My comments on airplane security get wider attention

I can demonstrate airport security is a huge waste of money and have long advocated we spend that money on something worthwhile.  Last month I had another opportunity to demonstrate the inability of TSA to provide security and wrote Bruce Schneier an email in response to his posting about the ban on lighters on planes.  He asked me for permission to use my letter and then published in his monthly letter (do a search for ‘Huffman’ to find my email).

Here is what I said, in case you don’t want to go searching in his web page:

From: Joseph K Huffman
Subject: Lighters Banned on Airplanes

One of my hobbies is explosives. I have a ATFE license to manufacture high explosives. I do so recreationally on a fairly regular basis.

I made the explosives for a recent event wearing gloves. Then had to rework some things later and did that without gloves. A few minutes later I handled a rifle case without cleaning up. On April 13th, three days later, that same rifle case went through airport security at Pasco Washington. I watched a TSA agent wipe down the handle and interior of the case and test them for explosives. Everything passed. The rifle case went with me to Albuquerque, New Mexico. On April 16th, that same rifle case made the return trip and again went through a TSA screening without questions. I have numerous stories of this nature. This is only the most recent.

As near as I can determine, airport “security”, from one end to the other, only exists to make people feel better. It does not represent a deterrent to even a moderately skilled adversary. We are wasting something like $1.8 billion per year on this activity to make some people feel better.


3 thoughts on “My comments on airplane security get wider attention

  1. Recognized by Bruce Schneier? You’ve been officially knighted by the King of Security.


  2. I had a similar airport “security” flop, following the mixing/handling of explosives at a recent recreational explosives event. I touched explosives mixture, then touched firearms case and then, a few days later, that very same case went through a few airports.

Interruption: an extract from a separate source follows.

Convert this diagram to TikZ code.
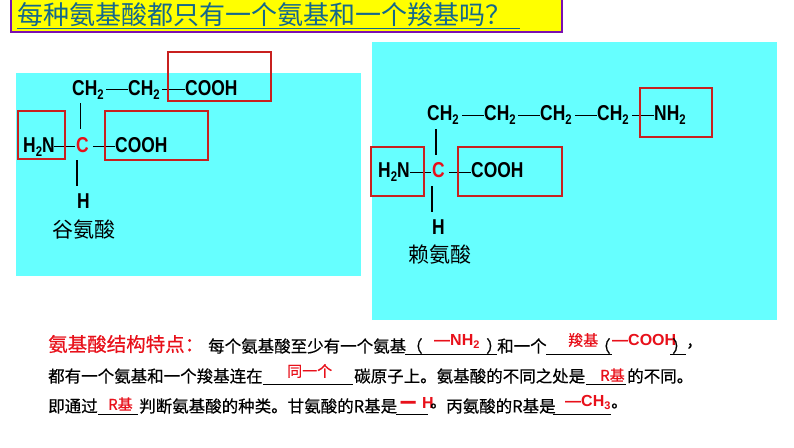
\documentclass[tikz,border=0pt]{standalone}
\usepackage{fontspec}
\setmainfont{Liberation Sans}
\newfontfamily\cjk{Noto Sans CJK SC}
\newfontfamily\cjkm[FakeBold=0.4]{Noto Sans CJK SC}
\newfontfamily\chem[FakeStretch=0.81]{Liberation Sans}
\newcommand{\chsub}[1]{\raisebox{-4pt}{\fontsize{14}{14}\selectfont #1}}
\newcommand{\ansub}[1]{\raisebox{-3pt}{\fontsize{11}{11}\selectfont #1}}
\definecolor{cyanbg}{HTML}{66FFFF}
\definecolor{redbox}{HTML}{C8201F}
\definecolor{redtxt}{HTML}{E8101A}
\definecolor{titleblue}{HTML}{14688C}
\definecolor{purpleb}{HTML}{7A10B0}
\definecolor{ttlyellow}{HTML}{FFFF00}
\tikzset{
 x=1pt,y=-1pt,
 panel/.style={fill=cyanbg,draw=none},
 hibox/.style={draw=redbox,line width=2.4pt},
 chemt/.style={inner sep=0pt,anchor=base west,font=\chem\bfseries\fontsize{21.5}{21.5}\selectfont,text=black},
 bond/.style={draw=black,line width=1pt},
 vbond/.style={draw=black,line width=1.5pt},
 captext/.style={inner sep=0pt,anchor=west,font=\cjk\fontsize{21}{21}\selectfont,text=black},
 body/.style={inner sep=0pt,anchor=west,font=\cjkm\fontsize{16.5}{16.5}\selectfont,text=black},
 ans/.style={inner sep=0pt,anchor=west,font=\cjkm\fontsize{15}{15}\selectfont,text=redtxt},
 anschem/.style={inner sep=0pt,anchor=west,font=\bfseries\fontsize{16}{16}\selectfont,text=redtxt},
 uline/.style={draw=black,line width=0.8pt},
}
\begin{document}
\begin{tikzpicture}
\useasboundingbox (0,0) rectangle (794,447);
\fill[white] (0,0) rectangle (794,447);
% title
\fill[ttlyellow] (11,-1) rectangle (562,32);
\draw[purpleb,line width=2.2pt] (11,-1) -- (11,32) -- (562,32) -- (562,-1);
\node[inner sep=0pt,anchor=west,font=\cjk\fontsize{26}{26}\selectfont,text=titleblue] (title) at (17,15) {每种氨基酸都只有一个氨基和一个羧基吗？};
\draw[titleblue,line width=1pt] (17,28) -- (520,28);
% left panel
\fill[panel] (16,73) rectangle (361,276);
\node[chemt] (la) at (72,95) {CH\chsub{2}};
\node[chemt] (lb) at (128,95) {CH\chsub{2}};
\node[chemt] (lc) at (185,95) {COOH};
\node[chemt] (ln) at (23,152) {H\chsub{2}N};
\node[chemt,text=redtxt] (lC) at (76,152) {C};
\node[chemt] (ld) at (115,152) {COOH};
\node[chemt] (lh) at (77,208) {H};
\node[captext] (lcap) at (52,230) {谷氨酸};
\coordinate (p1) at (106,89); \coordinate (p2) at (128,89);
\draw[bond] (p1) -- (p2);
\coordinate (p3) at (162,89); \coordinate (p4) at (185,89);
\draw[bond] (p3) -- (p4);
\coordinate (p5) at (80.5,103); \coordinate (p6) at (80.5,129);
\draw[vbond] (p5) -- (p6);
\coordinate (p7) at (54,146); \coordinate (p8) at (75,146);
\draw[bond] (p7) -- (p8);
\coordinate (p9) at (93,146); \coordinate (p10) at (115,146);
\draw[bond] (p9) -- (p10);
\coordinate (p11) at (77,160); \coordinate (p12) at (77,186);
\draw[vbond] (p11) -- (p12);
\draw[hibox] (168,52) rectangle (271,101);
\draw[hibox] (105,111) rectangle (208,160);
\draw[hibox] (18,111) rectangle (65,159);
% right panel
\fill[panel] (372,42) rectangle (777,320);
\node[chemt] (ra) at (427,120) {CH\chsub{2}};
\node[chemt] (rb) at (484,120) {CH\chsub{2}};
\node[chemt] (rc) at (540,120) {CH\chsub{2}};
\node[chemt] (rd) at (597,120) {CH\chsub{2}};
\node[chemt] (re) at (654,120) {NH\chsub{2}};
\node[chemt] (rn) at (378,177) {H\chsub{2}N};
\node[chemt,text=redtxt] (rC) at (432,177) {C};
\node[chemt] (rf) at (471,177) {COOH};
\node[chemt] (rh) at (432,234) {H};
\node[captext] (rcap) at (408,255) {赖氨酸};
\coordinate (q1) at (462,115); \coordinate (q2) at (484,115);
\draw[bond] (q1) -- (q2);
\coordinate (q3) at (518,115); \coordinate (q4) at (540,115);
\draw[bond] (q3) -- (q4);
\coordinate (q5) at (575,115); \coordinate (q6) at (597,115);
\draw[bond] (q5) -- (q6);
\coordinate (q7) at (632,115); \coordinate (q8) at (654,115);
\draw[bond] (q7) -- (q8);
\coordinate (q9) at (436,129); \coordinate (q10) at (436,155);
\draw[vbond] (q9) -- (q10);
\coordinate (q11) at (410,172); \coordinate (q12) at (431,172);
\draw[bond] (q11) -- (q12);
\coordinate (q13) at (449,172); \coordinate (q14) at (471,172);
\draw[bond] (q13) -- (q14);
\coordinate (q15) at (432,186); \coordinate (q16) at (432,212);
\draw[vbond] (q15) -- (q16);
\draw[hibox] (640,88) rectangle (712,137);
\draw[hibox] (371,147) rectangle (424,196);
\draw[hibox] (458,147) rectangle (562,196);
% bottom text, line 1
\node[inner sep=0pt,anchor=west,font=\cjkm\fontsize{19.5}{19.5}\selectfont,text=redtxt] (head) at (48,344) {氨基酸结构特点：};
\node[body] (t1) at (208,346) {每个氨基酸至少有一个氨基};
\draw[uline] (405,354) -- (497,354);
\node[body] (t1a) at (406,346) {（};
\node[anschem] (a1) at (434,341) {—NH\ansub{2}};
\node[body] (t1b) at (486,346) {）};
\node[body] (t1c) at (497,346) {和一个};
\draw[uline] (546,354) -- (612,354);
\node[ans] (a2) at (568,340) {羧基};
\node[body] (t1d) at (594,346) {（};
\node[anschem] (a3) at (612,340) {—COOH};
\draw[uline] (670,354) -- (686,354);
\node[body] (t1e) at (672,346) {）};
\node[body] (t1f) at (686,346) {，};
% line 2
\node[body] (t2) at (48,376) {都有一个氨基和一个羧基连在};
\draw[uline] (263,384) -- (353,384);
\node[ans] (a4) at (287,371) {同一个};
\node[body] (t2a) at (354,376) {碳原子上。氨基酸的不同之处是};
\draw[uline] (586,384) -- (626,384);
\node[ans] (a5) at (600,375) {R基};
\node[body] (t2b) at (627,376) {的不同。};
% line 3
\node[body] (t3) at (48,406) {即通过};
\draw[uline] (98,414) -- (138,414);
\node[ans] (a6) at (108,404) {R基};
\node[body] (t3a) at (139,406) {判断氨基酸的种类。甘氨酸的R基是};
\draw[uline] (396,414) -- (428,414);
\node[anschem] (a7) at (400,403) {{\cjkm 一}\hspace{6pt}H};
\node[body] (t3b) at (430,406) {。};
\node[body] (t3c) at (446,406) {丙氨酸的R基是};
\draw[uline] (553,414) -- (611,414);
\node[anschem] (a8) at (565,402) {—CH\ansub{3}};
\node[body] (t3d) at (611,406) {。};
\end{tikzpicture}
\end{document}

    Please note that this incident was not an intentional airport security experiment (nor am I suggesting that Joe’s experience was an intentional airport security test). Rather, the act of moving a firearms case with explosives dust on one’s hands was simply an act of moving and object, while just so happening to have an ingredient on one’s hands. Similar to a baker in a kitchen who moves items from the preparation area into another space, all the while having ingredients on his/her hands.

    Anyway, back to the airport.

    Not only did the firearms case pass through several airports (via connecting flights) with explosives dust undetected, what was most surprising was the clueless customer service assistant who took the case from me, without bothering to contact security personnel so I could unlock it for “security” check. She told me I was good to go, and then she left the counter, taking the case with her, behind a closed door. I even asked her, “Are you sure? That’s . . . it?” She once again, assured me that I was all set to go to my gate.

    Shocked at the lax security, I hesitated to immediately head towards my gate and instead paused, dumfounded, wondering why in the world they hadn’t contacted someone from security, so I could open the case for them. I hung around close to the counter for awhile because their handling of the check-in seemed odd to me.

    Shortly thereafter, a frantic security agent came rushing through the closed door from the back, with my case in hand, in a visible state of concern, saying something like, “Who owns this case? Do you own this case?”

    I said I was the person who brought the case to the counter and obligingly complied by opening it. The agent let out a sigh of relief, and explained that the rep should’ve contacted him immediately after I shared that it was a firearms case.

    Please note that I wasn’t trying to test the system with explosives dust. (I’d forgotten about the explosives dust on the case, only remembering it, due to Joe’s original posting.) What I found to be most unsettling were the airport employees’ failures to stringently abide to their security requirements.

    Again, the case passed through not one, but several airports, with explosives dust undetected.

    This experience clearly illustrates that airport “security” is a joke. The billions of taxpayer dollars spent on so-called airport security is an utter waste.

  3. The last time I flew, I carried on a Leatherman tool with 2 three-inch blades, a lighter, and several other items that would today be confiscated.

    I haven’t flown since 9/11. It’s the longest I’ve ever gone without flying. I laugh when I hear people say that we need to “make people feel safe” on airliners, or some variation thereof. Morons! Don’t they get it? I’d feel perfectly safe to fly. It’s just that I don’t believe I should have to pay hundreds of dollars and then suffer the humiliation and the amazing stupidity of “airline security”. I’d rather drive, or stay home.